- Born: May 15, 1935 Ulan-Ude, Buryat ASSR, Russian SFSR, Soviet Union
- Died: August 31, 2025 (aged 90)
- Education: VGIK (1961)
- Occupations: Art director, animator, illustrator
- Known for: Adventures of Captain Wrongel Treasure Island
- Awards: Merited Artist of Ukraine (1988)

= Radna Sakhaltuev =

Ukrainian animation director (1935–2025)

Radna Pylypovych Sakhaltuev (Радна Пилипович Сахалтуєв; 15 May 1935 – 31 August 2025) was a Soviet and Ukrainian art director of animation of Buryat origin.

== Life and work ==
Sakhaltuev was born in Ulan-Ude on 15 May 1935. In 1955, he entered the All-Union State Institute of Cinematography, and studied animation.

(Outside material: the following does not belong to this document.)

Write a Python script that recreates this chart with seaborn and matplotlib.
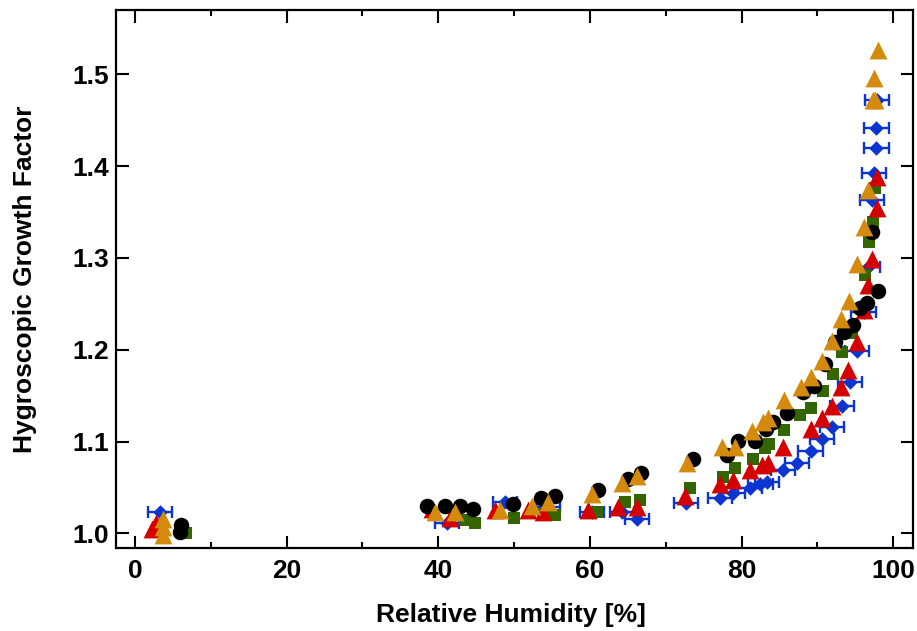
import matplotlib
matplotlib.use("Agg")
import matplotlib.pyplot as plt
import seaborn as sns
import numpy as np
import pandas as pd
from matplotlib.ticker import MultipleLocator

# ---- data ----
black_rh = [6.1, 6.0, 38.5, 40.9, 42.9, 44.6, 49.9, 53.5, 55.4, 61.1, 65.0, 66.8, 73.6,
            78.1, 79.6, 81.8, 83.2, 84.2, 86.0, 88.1, 89.6, 91.0, 92.3, 93.5, 94.7,
            95.6, 96.5, 98.0, 97.2]
black_gf = [1.009, 1.002, 1.030, 1.030, 1.030, 1.026, 1.032, 1.038, 1.041, 1.047, 1.059, 1.066, 1.081,
            1.085, 1.101, 1.101, 1.114, 1.121, 1.131, 1.154, 1.161, 1.185, 1.208, 1.219, 1.227,
            1.245, 1.251, 1.264, 1.328]

green_rh = [6.7, 43.5, 44.9, 50.0, 53.8, 55.4, 61.0, 64.6, 66.6, 73.2, 77.6, 79.2, 81.5,
            83.1, 83.6, 85.6, 87.7, 89.2, 90.8, 92.0, 93.3, 94.6, 96.3, 96.8, 97.4, 97.6]
green_gf = [1.000, 1.015, 1.011, 1.017, 1.021, 1.020, 1.023, 1.034, 1.036, 1.049, 1.061, 1.071, 1.081,
            1.093, 1.097, 1.113, 1.129, 1.136, 1.155, 1.174, 1.197, 1.218, 1.281, 1.317, 1.339, 1.376]

red_rh = [2.2, 2.8, 39.2, 41.6, 47.5, 51.8, 53.8, 59.8, 63.7, 66.2, 72.5, 77.2, 78.9, 81.1,
          82.7, 83.5, 85.5, 89.1, 90.6, 91.9, 93.1, 94.1, 95.2, 96.2, 96.7, 97.2, 97.9, 97.9]
red_gf = [1.005, 1.011, 1.027, 1.017, 1.025, 1.025, 1.023, 1.025, 1.029, 1.029, 1.041, 1.054, 1.058, 1.069,
          1.074, 1.077, 1.094, 1.114, 1.126, 1.139, 1.159, 1.178, 1.208, 1.243, 1.270, 1.299, 1.354, 1.388]

orange_rh = [3.7, 3.7, 3.7, 39.6, 42.2, 48.2, 52.4, 54.5, 60.3, 64.2, 66.2, 72.8, 77.4, 79.2,
             81.4, 82.8, 83.5, 85.6, 87.9, 89.2, 90.6, 91.9, 93.1, 94.2, 95.2, 96.1, 96.7,
             97.4, 97.6, 97.5, 98.0]
orange_gf = [1.016, 1.007, 0.998, 1.023, 1.023, 1.025, 1.030, 1.034, 1.043, 1.055, 1.062, 1.077, 1.094, 1.094,
             1.112, 1.121, 1.126, 1.145, 1.159, 1.170, 1.188, 1.210, 1.233, 1.253, 1.293, 1.334, 1.374,
             1.472, 1.472, 1.496, 1.526]

blue_rh = [3.3, 41.2, 48.8, 54.5, 60.3, 64.2, 66.2, 72.7, 77.2, 78.9, 81.1, 82.5, 83.4, 85.5,
           87.3, 89.1, 90.6, 91.9, 93.3, 94.3, 95.2, 96.1, 96.7, 97.2, 97.5, 97.8, 97.8, 97.9]
blue_gf = [1.023, 1.011, 1.034, 1.029, 1.023, 1.023, 1.016, 1.033, 1.039, 1.044, 1.049, 1.054, 1.056, 1.069,
           1.077, 1.090, 1.103, 1.116, 1.139, 1.165, 1.199, 1.241, 1.290, 1.363, 1.393, 1.420, 1.442, 1.472]
blue_err = 1.6

x_ticks = [0, 20, 40, 60, 80, 100]
y_ticks = [1.0, 1.1, 1.2, 1.3, 1.4, 1.5]

# ---- styling ----
sns.set_style("ticks")
plt.rcParams['font.family'] = ['Liberation Sans', 'DejaVu Sans']
plt.rcParams['font.weight'] = 'bold'
plt.rcParams['text.color'] = 'black'
plt.rcParams['axes.labelcolor'] = 'black'
plt.rcParams['xtick.color'] = 'black'
plt.rcParams['ytick.color'] = 'black'

fig = plt.figure(figsize=(9.17, 6.31), dpi=100)
ax = fig.add_axes([0.1265, 0.1315, 0.869, 0.8525])

C_BLACK = "#000000"
C_GREEN = "#336600"
C_RED = "#d40000"
C_ORANGE = "#d48a0c"
C_BLUE = "#0a35d0"

ax.errorbar(blue_rh, blue_gf, xerr=blue_err, fmt='none', ecolor=C_BLUE,
            elinewidth=1.7, capsize=4.6, capthick=1.7, zorder=2)
sns.scatterplot(x=blue_rh, y=blue_gf, ax=ax, marker='D', s=55, color=C_BLUE,
                edgecolor=C_BLUE, linewidth=0, zorder=3)
sns.scatterplot(x=green_rh, y=green_gf, ax=ax, marker='s', s=78, color=C_GREEN,
                edgecolor=C_GREEN, linewidth=0, zorder=4)
sns.scatterplot(x=red_rh, y=red_gf, ax=ax, marker='^', s=165, color=C_RED,
                edgecolor=C_RED, linewidth=0, zorder=5)
sns.scatterplot(x=black_rh, y=black_gf, ax=ax, marker='o', s=125, color=C_BLACK,
                edgecolor=C_BLACK, linewidth=0, zorder=6)
sns.scatterplot(x=orange_rh, y=orange_gf, ax=ax, marker='^', s=165, color=C_ORANGE,
                edgecolor=C_ORANGE, linewidth=0, zorder=7)

ax.set_xlim(-2.5, 102.6)
ax.set_ylim(0.984, 1.57)
ax.set_xticks(x_ticks)
ax.set_yticks(y_ticks)
ax.set_xticklabels([str(t) for t in x_ticks])
ax.set_yticklabels([f"{t:.1f}" for t in y_ticks])
ax.xaxis.set_minor_locator(MultipleLocator(10))

for s in ax.spines.values():
    s.set_linewidth(1.6)
    s.set_color("black")

ax.tick_params(axis='both', which='major', direction='in', length=9, width=1.5,
               top=True, right=True, labelsize=19, colors='black')
ax.tick_params(axis='x', which='major', pad=8)
ax.tick_params(axis='y', which='major', pad=5)
ax.tick_params(axis='x', which='minor', direction='in', length=4.5, width=1.5,
               top=True, bottom=True)
ax.tick_params(axis='y', which='minor', left=False, right=False)
for lab in ax.get_xticklabels() + ax.get_yticklabels():
    lab.set_fontweight('bold')

ax.set_xlabel("Relative Humidity [%]", fontsize=19, fontweight='bold', va='center')
ax.set_ylabel("Hygroscopic Growth Factor", fontsize=19, fontweight='bold', va='center')
ax.xaxis.set_label_coords(0.495, -0.1245)
ax.yaxis.set_label_coords(-0.114, 0.5)

fig.savefig("out.png", dpi=100)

In the 1970s and 1980s, he was one of the leading artists of the Ukrainian satirical magazine "Perets". He also participated in the illustration of the children's magazine "Piznayko". He illustrated books from the publishing houses "Veselka", "Youth", "Morning", amongst others.

He worked on a number of Soviet animated films throughout his career, including Adventures of Captain Wrongel and Treasure Island.

Sakhaltuev died on 31 August 2025, at the age of 90.